Originally posted by photoptimist That's a very good point and maybe I'm a bit too harsh on marketing. And yet.....
The first open question is: can marketing increase sales sufficiently to offset the cost of marketing? If Ricoh added $1 million to the Pentax marketing budget, what would they get, and would it boost sales? Ricoh's per unit gross on Pentax equipment probably is not high once you take out retail mark-ups, shipping costs, warrantee costs, and costs of goods sold -- maybe a $100-$300 dollars per camera? That $1 million would need to boost sales by say 3,000 to 10,000 units just to break even. And for marketing to actually create say another $1 million in resources for R&D, that campaign would need to boost sales by say 6,000 to 20,000 cameras. Can the campaign do that? I feel like marketing is no longer seen by many (how many people use ad blockers or simply avert their eyes to advertising). A social media campaign may be inexpensive, but that only reaches people who already know about Pentax. It's not effective at reaching those who don't know Pentax exists. And the marketing that is noticed is not trusted and is likely to foster insults and derision. Does marketing still really work to convince non-beleivers?

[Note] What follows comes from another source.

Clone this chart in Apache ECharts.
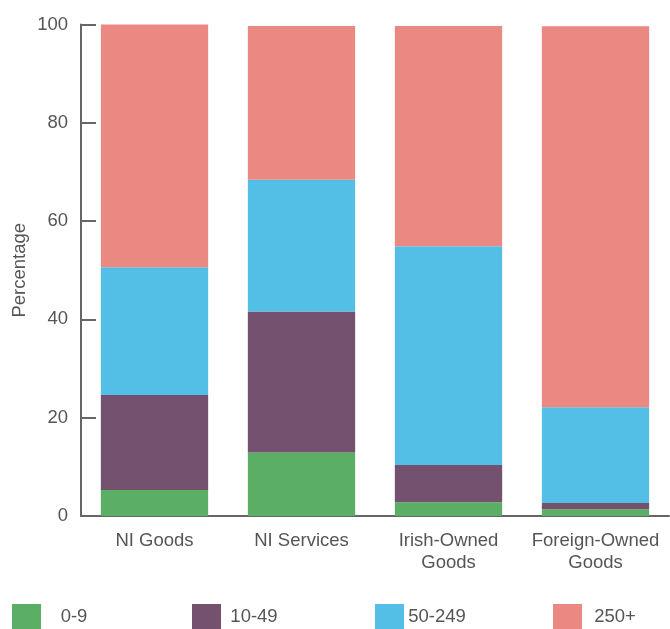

The second open question remains whether marketing can increase sales more that can some other uses of those funds. That same $1 millio might make much of a difference if used to crete better AF, a new lens, or an update to the K-3. If Ricoh is thinking about adding $1 million to Pentax corporate budget, is it better to put that into marketing or engineering?
We can only speculate on the rationale for Ricoh's strategy. Are they stupid to ignore marketing or do they have data that shows that marketing is not cost-effective relative to other uses of the money?

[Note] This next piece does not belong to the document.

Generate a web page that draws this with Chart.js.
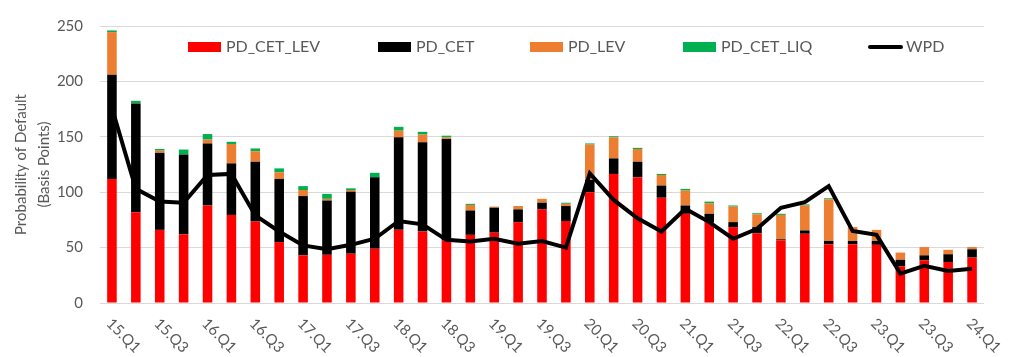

Well, in this case I think they have been very poor on the marketing front, so poor it's laughable. The people I've met in person were barely competent, knew little about the things they were marketing except what could be read in the press release. A demo I went to was also laughably poor. And the latest episode is this interview with whoever it is from Japan at CP+ . I've seen far livelier sculpture. This just won't do.

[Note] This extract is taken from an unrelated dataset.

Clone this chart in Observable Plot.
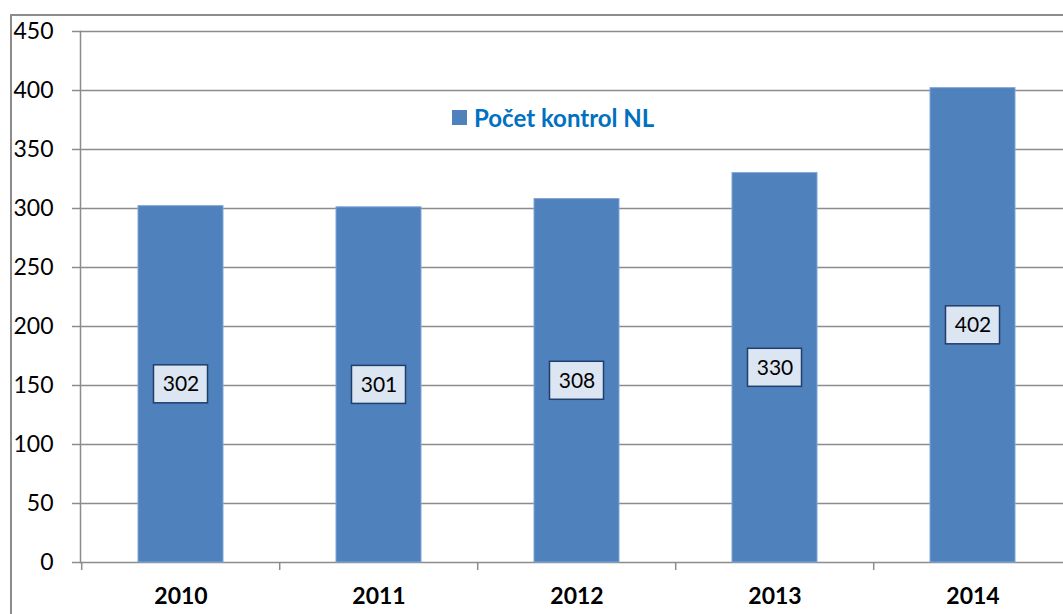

So, before I'd recommend what you seem to be suggesting, spending an additional cool million (although this is reminding me of Austin Powers' evil nemesis, Dr. Evil, and "ONE MILLION DOLLARS!" )
, I would challenge Pentax to do whatever marketing they are currently doing at the current budget, only henceforth do it competently. Today, in 2018, they could indeed do a great deal more with the money they have. Think: more Youtube demo videos, double them on Vimeo, collaborate with this site and a couple of others, put someone in front of the cameras for interviews who can show more liveliness in front of them (that's a skill, actually...so, find that person in-house and use him/her), get the guys at the booths with the gear and train them on it, do a bit more brochur-ing (it's not expensive today!), get the ambassadors either out into the field or do some videos with them, and more. None of that would cost that million dollars.
Here's a concrete example of bad marketing: one of my best and oldest friends is an independent rep for Pentax. This extremely experienced salesperson
can't get samples to show the dealers in the territory. That's just completely pathetic. And, forget about a tech rep...good lord. And, I'm not really even talking about spreading the joy much past the faithful to begin with. Monochrome et al. do have a point, above. But why not solidify the base? And on the medium format side, Pentax could and should work to attract more sales, and they wouldn't be bumping up against Canon and Nikon.